In 1978 an eyewitness reported seeing
the grave of Julia apparently glowing!
Mount Carmel
contains many other fascinating graves, including those of Al
Capone and Deanie O'Banion.
St. James
The Church at
St. James Sag is the second oldest Catholic Church in Northern Illinois and
dates back to 1833. It was originally a mission and was the site of a French
signal post in the late 1600s. Father Jacques Marquette might have offered Mass
on the bluff in 1673 and/or in 1675. Three buildings make up the parish
structure. The first is the unique and beautiful church; the second, the rectory
built with the same pale yellow Lemont stone in 1942; and the third, Saginaw
Hall built in 1912 and later remodeled in 1970. The large main gates, fabricated
in 1905 for Western Electric in Cicero, were installed at the entryway in 1980.

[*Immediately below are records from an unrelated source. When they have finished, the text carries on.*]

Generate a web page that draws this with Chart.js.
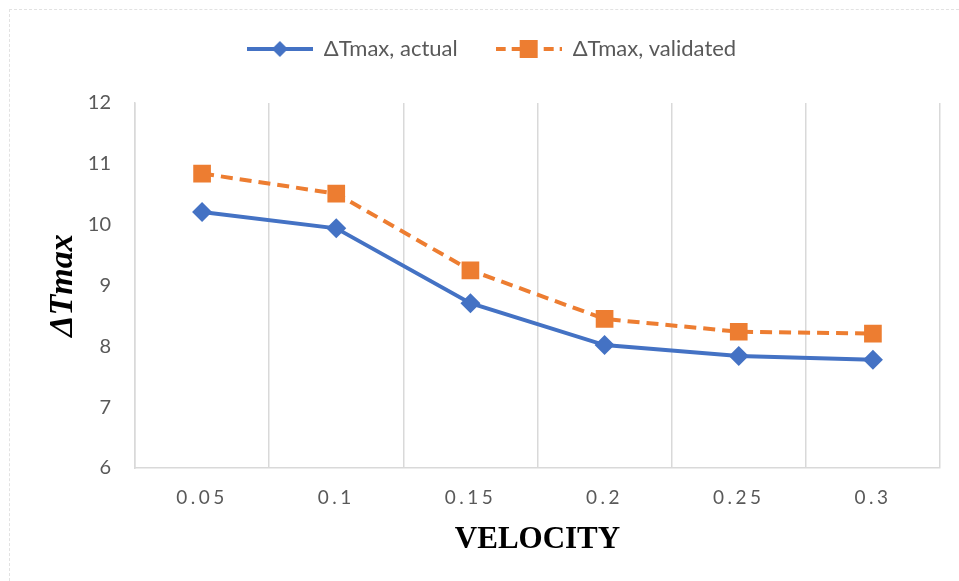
<!DOCTYPE html>
<html>
<head>
<meta charset="utf-8">
<script src="https://cdn.jsdelivr.net/npm/chart.js@4.4.1/dist/chart.umd.min.js"></script>
<style>
  html, body { margin: 0; padding: 0; background: #fff; }
  #wrap { position: relative; width: 959px; height: 581px; }
  #frame { position: absolute; left: 9px; top: 9px; right: -5px; bottom: -5px;
           border-top: 1px dashed #e2e2e2; border-left: 1px dashed #e2e2e2; pointer-events: none; }
</style>
</head>
<body>
<div id="wrap">
  <canvas id="chart" width="959" height="581"></canvas>
  <div id="frame"></div>
</div>
<script>
const velocities = ['0.05', '0.1', '0.15', '0.2', '0.25', '0.3'];
const actualValues = [10.21, 9.94, 8.71, 8.02, 7.84, 7.78];
const validatedValues = [10.84, 10.51, 9.25, 8.45, 8.24, 8.21];
const seriesNames = ['\u0394Tmax, actual', '\u0394Tmax, validated'];

const blue = '#4472C4';
const orange = '#ED7D31';
const tickGray = '#595959';

// small legend icons: line + marker, like Excel
function legendIcon(color, dashed, marker) {
    const c = document.createElement('canvas');
    c.width = 66; c.height = 20;
    const g = c.getContext('2d');
    g.strokeStyle = color;
    g.fillStyle = color;
    g.lineWidth = 4;
    if (dashed) g.setLineDash([10, 6]);
    g.beginPath();
    g.moveTo(0, 10);
    g.lineTo(66, 10);
    g.stroke();
    g.setLineDash([]);
    if (marker === 'diamond') {
        g.beginPath();
        g.moveTo(33, 2); g.lineTo(41, 10); g.lineTo(33, 18); g.lineTo(25, 10);
        g.closePath();
        g.fill();
    } else {
        g.fillRect(24, 1, 18, 18);
    }
    return c;
}

const icons = [legendIcon(blue, false, 'diamond'), legendIcon(orange, true, 'square')];

// extra room under the legend, like the Excel plot area
const legendGap = {
    id: 'legendGap',
    afterInit(chart) {
        const fit = chart.legend.fit;
        chart.legend.fit = function () {
            fit.call(this);
            this.height += 33;
        };
    }
};

function spacedLabels(scale) {
    if (scale._spaced) return;
    const draw = scale.drawLabels;
    scale.drawLabels = function (area) {
        const c = this.ctx;
        c.save();
        c.letterSpacing = '3.5px';
        draw.call(this, area);
        c.restore();
    };
    scale._spaced = true;
}

const ctx = document.getElementById('chart');

new Chart(ctx, {
    type: 'line',
    data: {
        labels: velocities,
        datasets: [{
            label: seriesNames[0],
            data: actualValues,
            borderColor: blue,
            backgroundColor: blue,
            borderWidth: 4,
            pointStyle: 'rectRot',
            pointRadius: 10,
            pointBorderWidth: 0,
            tension: 0
        }, {
            label: seriesNames[1],
            data: validatedValues,
            borderColor: orange,
            backgroundColor: orange,
            borderWidth: 4,
            borderDash: [12, 7],
            pointStyle: 'rect',
            pointRadius: 12.5,
            pointBorderWidth: 0,
            tension: 0
        }]
    },
    options: {
        responsive: false,
        animation: false,
        layout: { padding: { left: 43, right: 19, top: 0, bottom: 22 } },
        plugins: {
            tooltip: { enabled: false },
            legend: {
                position: 'top',
                labels: {
                    color: tickGray,
                    font: { family: 'Lato', size: 22 },
                    usePointStyle: true,
                    pointStyleWidth: 66,
                    boxHeight: 20,
                    padding: 38,
                    generateLabels: (chart) => chart.data.datasets.map((ds, i) => ({
                        text: ds.label,
                        pointStyle: icons[i],
                        fillStyle: ds.borderColor,
                        strokeStyle: ds.borderColor,
                        lineWidth: 0,
                        hidden: false,
                        datasetIndex: i,
                        fontColor: tickGray
                    }))
                }
            }
        },
        scales: {
            x: {
                offset: true,
                grid: { offset: true, color: '#d9d9d9', lineWidth: 1.5, drawTicks: false },
                border: { color: '#d9d9d9', width: 1.5 },
                ticks: { color: tickGray, font: { family: 'Lato', size: 19 }, padding: 18 },
                title: {
                    display: true,
                    text: 'VELOCITY',
                    color: '#000',
                    font: { family: 'Liberation Serif', size: 31, weight: 'bold' },
                    padding: { top: -5, bottom: 0 }
                },
                afterFit: spacedLabels
            },
            y: {
                min: 6,
                max: 12,
                ticks: { stepSize: 1, color: tickGray, font: { family: 'Lato', size: 20 }, padding: 16 },
                grid: { display: false },
                border: { color: '#d9d9d9', width: 1.5 },
                title: {
                    display: true,
                    text: '\u0394Tmax',
                    color: '#000',
                    font: { family: 'Liberation Serif', size: 34, style: 'italic', weight: 'bold' },
                    padding: { top: 0, bottom: 2 }
                },
                afterFit: (scale) => { scale.width = 92; }
            }
        }
    },
    plugins: [legendGap]
});
</script>
</body>
</html>
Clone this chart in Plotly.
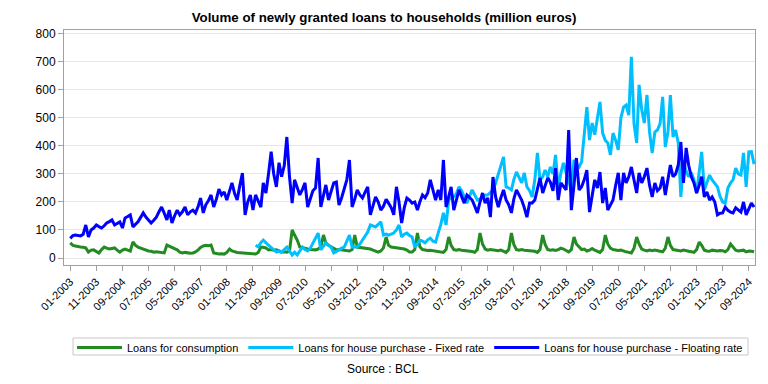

This location is commonly known as "Monk's Castle" because it was said
that if you were caught trespassing out there at night, the monks would catch
you and make you kneel down on ball bearings all night in prayer. There never
were any monks stationed here and it's simply a folk legend.
A very
interesting report comes from a Cook County policeman and a two-page report
submitted by him. The encounter occurred on the Friday before Thanksgiving in
1977. The officer was on patrol about 2:30 in the morning and as he drove past
the cemetery he saw, through the gates, eight or nine figures dressed in
monk-like outfits. Knowing that there should be no one in there at that hour, he
called out to them to come out and be arrested for trespass. The monks just
continued to walk to the top of the hill. He then grabbed the shotgun from his
car and began to pursue these individuals. The monks had no difficulty with the
terrain, however the police officer was stumbling and tripping over tombstones
and unleveled terrain. He got to the top of the hill within seconds of the
individuals however they were no where to be found. He then ran down the hill
towards 107th Street but found nothing. Even an intensive search later turned up
no clues as to the identities or whereabouts of the monk-like figures. He now
believes that what he encountered were not humans at all but some kind of
ghostly phantom manifestations.
The area has been known to been haunted
well back to the pioneer history of the area. The area was settled by the Irish
back in the 1830s. They formed what was called the Sag Community. A former
pastor Father Ploszynski, who died in the rectory on May 10, 1970, confided to
friends on his deathbed that he could often look out his rectory window at night
and see the ground rising and falling as if the earth itself were breathing!
The first
reported ghost story dates back to September 30, 1897 and was reported in the
Chicago Tribune. Two musicians Professor William Looney and John Kelly decided
after finishing their performance about 1 in the morning to stay in a small
building overnight. About an hour later, Looney was awakened by the sound of
hoofs on the gravel road. He looked out the window and saw a carriage. It came
up the road that is now Archer Avenue and up to the gravel entranceway, stop and
turn around. He saw what appeared to be a girl in a white robe just appear out
of nowhere. She got into the coach with the driver, they turned around again and
just as they passed the archway, the coach, driver and everything just vanished!
This was during Rev. Bollman's reign.
Recent
reports include a phantom black stallion which many people have seen roaming the
graveyard at night and the face of the devil in appearing in rectory windows.